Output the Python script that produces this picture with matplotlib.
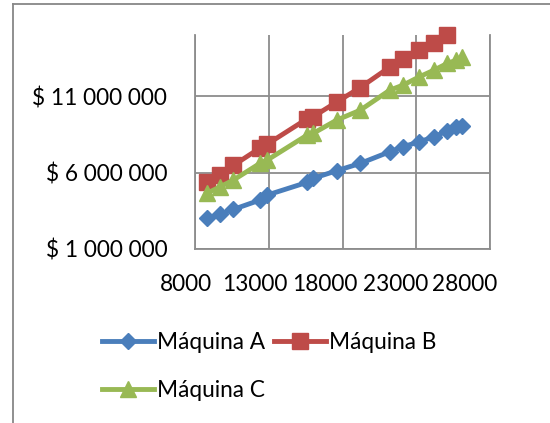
import matplotlib
matplotlib.use("Agg")
import matplotlib.pyplot as plt
from matplotlib.lines import Line2D
from matplotlib.ticker import FuncFormatter
import matplotlib.transforms as mtransforms

plt.rcParams['font.family'] = ['Lato', 'DejaVu Sans']

# Data
cantidad = [8800, 9700, 10600, 12400, 12900, 15600, 16000, 17600, 19200,
            21200, 22100, 23200, 24200, 25100, 25700, 26100]
maquina_a = [3.00e6, 3.29e6, 3.59e6, 4.20e6, 4.53e6, 5.36e6, 5.62e6, 6.12e6,
             6.60e6, 7.36e6, 7.69e6, 8.01e6, 8.34e6, 8.73e6, 8.95e6, 9.04e6]
maquina_b = [5.40e6, 5.84e6, 6.47e6, 7.60e6, 7.86e6, 9.52e6, 9.65e6, 10.61e6,
             11.56e6, 12.90e6, 13.42e6, 14.00e6, 14.48e6, 14.99e6]
maquina_c = [4.64e6, 5.07e6, 5.51e6, 6.60e6, 6.82e6, 8.45e6, 8.56e6, 9.43e6,
             10.08e6, 11.39e6, 11.72e6, 12.26e6, 12.70e6, 13.14e6, 13.35e6, 13.57e6]
series_names = ['Máquina A', 'Máquina B', 'Máquina C']
x_ticks = [8000, 13000, 18000, 23000, 28000]
y_ticks = [1e6, 6e6, 11e6]

W, H = 550, 423
fig = plt.figure(figsize=(5.5, 4.23), dpi=100)
ax = fig.add_axes([195 / W, 1 - 249 / H, (490 - 195) / W, (249 - 35) / H])

blue, red, green = '#4A7EBB', '#BE4B48', '#98B954'
la, = ax.plot(cantidad, maquina_a, color=blue, lw=3.5, marker='D', ms=7.8,
              label=series_names[0], clip_on=False, zorder=3)
lb, = ax.plot(cantidad[:len(maquina_b)], maquina_b, color=red, lw=3.5, marker='s', ms=12,
              label=series_names[1], clip_on=False, zorder=3)
lc, = ax.plot(cantidad, maquina_c, color=green, lw=3.5, marker='^', ms=12,
              label=series_names[2], clip_on=False, zorder=3)

ax.set_xlim(8000, 28000)
ax.set_ylim(1e6, 15e6)
ax.set_xticks(x_ticks)
ax.set_yticks(y_ticks)
ax.yaxis.set_major_formatter(FuncFormatter(lambda v, p: '$ ' + f'{int(v):,}'.replace(',', ' ')))
ax.xaxis.set_major_formatter(FuncFormatter(lambda v, p: f'{int(v)}'))

FS = 16.3
grid_c = '#8C8C8C'
ax.grid(True, color=grid_c, lw=1.3, zorder=0)
for s in ['left', 'bottom', 'right']:
    ax.spines[s].set_color(grid_c)
    ax.spines[s].set_linewidth(1.3)
ax.spines['top'].set_visible(False)
ax.tick_params(length=0, labelsize=FS, colors='black')
ax.tick_params(axis='y', pad=20)
ax.tick_params(axis='x', pad=18)

# Shift x tick labels like Excel does
offsets = [-9.5, -14, -18, -20.5, -25]
for lab, off in zip(ax.get_xticklabels(), offsets):
    lab.set_transform(lab.get_transform() + mtransforms.ScaledTranslation(off / 100, 0, fig.dpi_scale_trans))

# Row-major order: A, B on first row; C on second
fig.legend([la, lc, lb], [series_names[0], series_names[2], series_names[1]],
           loc='upper left', bbox_to_anchor=(102 / W, 1 - 332 / H), ncol=2,
           frameon=False, fontsize=FS, handlelength=2.3, handletextpad=0.15,
           columnspacing=0.35, labelspacing=1.2, borderpad=0, borderaxespad=0)

# Chart outer border
fig.add_artist(Line2D([13 / W, 1], [1 - 4 / H, 1 - 4 / H], color='#878787', lw=1.3))
fig.add_artist(Line2D([13 / W, 13 / W], [0, 1 - 4 / H], color='#878787', lw=1.3))

fig.savefig('out.png', dpi=100)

------

## Aim
Extract every line of the data exactly; pictures stay out.

## Response below
Output the Python script that produces this picture with matplotlib.
import matplotlib
matplotlib.use("Agg")
import matplotlib.pyplot as plt
from matplotlib.lines import Line2D
from matplotlib.ticker import FuncFormatter
import matplotlib.transforms as mtransforms

plt.rcParams['font.family'] = ['Lato', 'DejaVu Sans']

# Data
cantidad = [8800, 9700, 10600, 12400, 12900, 15600, 16000, 17600, 19200,
            21200, 22100, 23200, 24200, 25100, 25700, 26100]
maquina_a = [3.00e6, 3.29e6, 3.59e6, 4.20e6, 4.53e6, 5.36e6, 5.62e6, 6.12e6,
             6.60e6, 7.36e6, 7.69e6, 8.01e6, 8.34e6, 8.73e6, 8.95e6, 9.04e6]
maquina_b = [5.40e6, 5.84e6, 6.47e6, 7.60e6, 7.86e6, 9.52e6, 9.65e6, 10.61e6,
             11.56e6, 12.90e6, 13.42e6, 14.00e6, 14.48e6, 14.99e6]
maquina_c = [4.64e6, 5.07e6, 5.51e6, 6.60e6, 6.82e6, 8.45e6, 8.56e6, 9.43e6,
             10.08e6, 11.39e6, 11.72e6, 12.26e6, 12.70e6, 13.14e6, 13.35e6, 13.57e6]
series_names = ['Máquina A', 'Máquina B', 'Máquina C']
x_ticks = [8000, 13000, 18000, 23000, 28000]
y_ticks = [1e6, 6e6, 11e6]

W, H = 550, 423
fig = plt.figure(figsize=(5.5, 4.23), dpi=100)
ax = fig.add_axes([195 / W, 1 - 249 / H, (490 - 195) / W, (249 - 35) / H])

blue, red, green = '#4A7EBB', '#BE4B48', '#98B954'
la, = ax.plot(cantidad, maquina_a, color=blue, lw=3.5, marker='D', ms=7.8,
              label=series_names[0], clip_on=False, zorder=3)
lb, = ax.plot(cantidad[:len(maquina_b)], maquina_b, color=red, lw=3.5, marker='s', ms=12,
              label=series_names[1], clip_on=False, zorder=3)
lc, = ax.plot(cantidad, maquina_c, color=green, lw=3.5, marker='^', ms=12,
              label=series_names[2], clip_on=False, zorder=3)

ax.set_xlim(8000, 28000)
ax.set_ylim(1e6, 15e6)
ax.set_xticks(x_ticks)
ax.set_yticks(y_ticks)
ax.yaxis.set_major_formatter(FuncFormatter(lambda v, p: '$ ' + f'{int(v):,}'.replace(',', ' ')))
ax.xaxis.set_major_formatter(FuncFormatter(lambda v, p: f'{int(v)}'))

FS = 16.3
grid_c = '#8C8C8C'
ax.grid(True, color=grid_c, lw=1.3, zorder=0)
for s in ['left', 'bottom', 'right']:
    ax.spines[s].set_color(grid_c)
    ax.spines[s].set_linewidth(1.3)
ax.spines['top'].set_visible(False)
ax.tick_params(length=0, labelsize=FS, colors='black')
ax.tick_params(axis='y', pad=20)
ax.tick_params(axis='x', pad=18)

# Shift x tick labels like Excel does
offsets = [-9.5, -14, -18, -20.5, -25]
for lab, off in zip(ax.get_xticklabels(), offsets):
    lab.set_transform(lab.get_transform() + mtransforms.ScaledTranslation(off / 100, 0, fig.dpi_scale_trans))

# Row-major order: A, B on first row; C on second
fig.legend([la, lc, lb], [series_names[0], series_names[2], series_names[1]],
           loc='upper left', bbox_to_anchor=(102 / W, 1 - 332 / H), ncol=2,
           frameon=False, fontsize=FS, handlelength=2.3, handletextpad=0.15,
           columnspacing=0.35, labelspacing=1.2, borderpad=0, borderaxespad=0)

# Chart outer border
fig.add_artist(Line2D([13 / W, 1], [1 - 4 / H, 1 - 4 / H], color='#878787', lw=1.3))
fig.add_artist(Line2D([13 / W, 13 / W], [0, 1 - 4 / H], color='#878787', lw=1.3))

fig.savefig('out.png', dpi=100)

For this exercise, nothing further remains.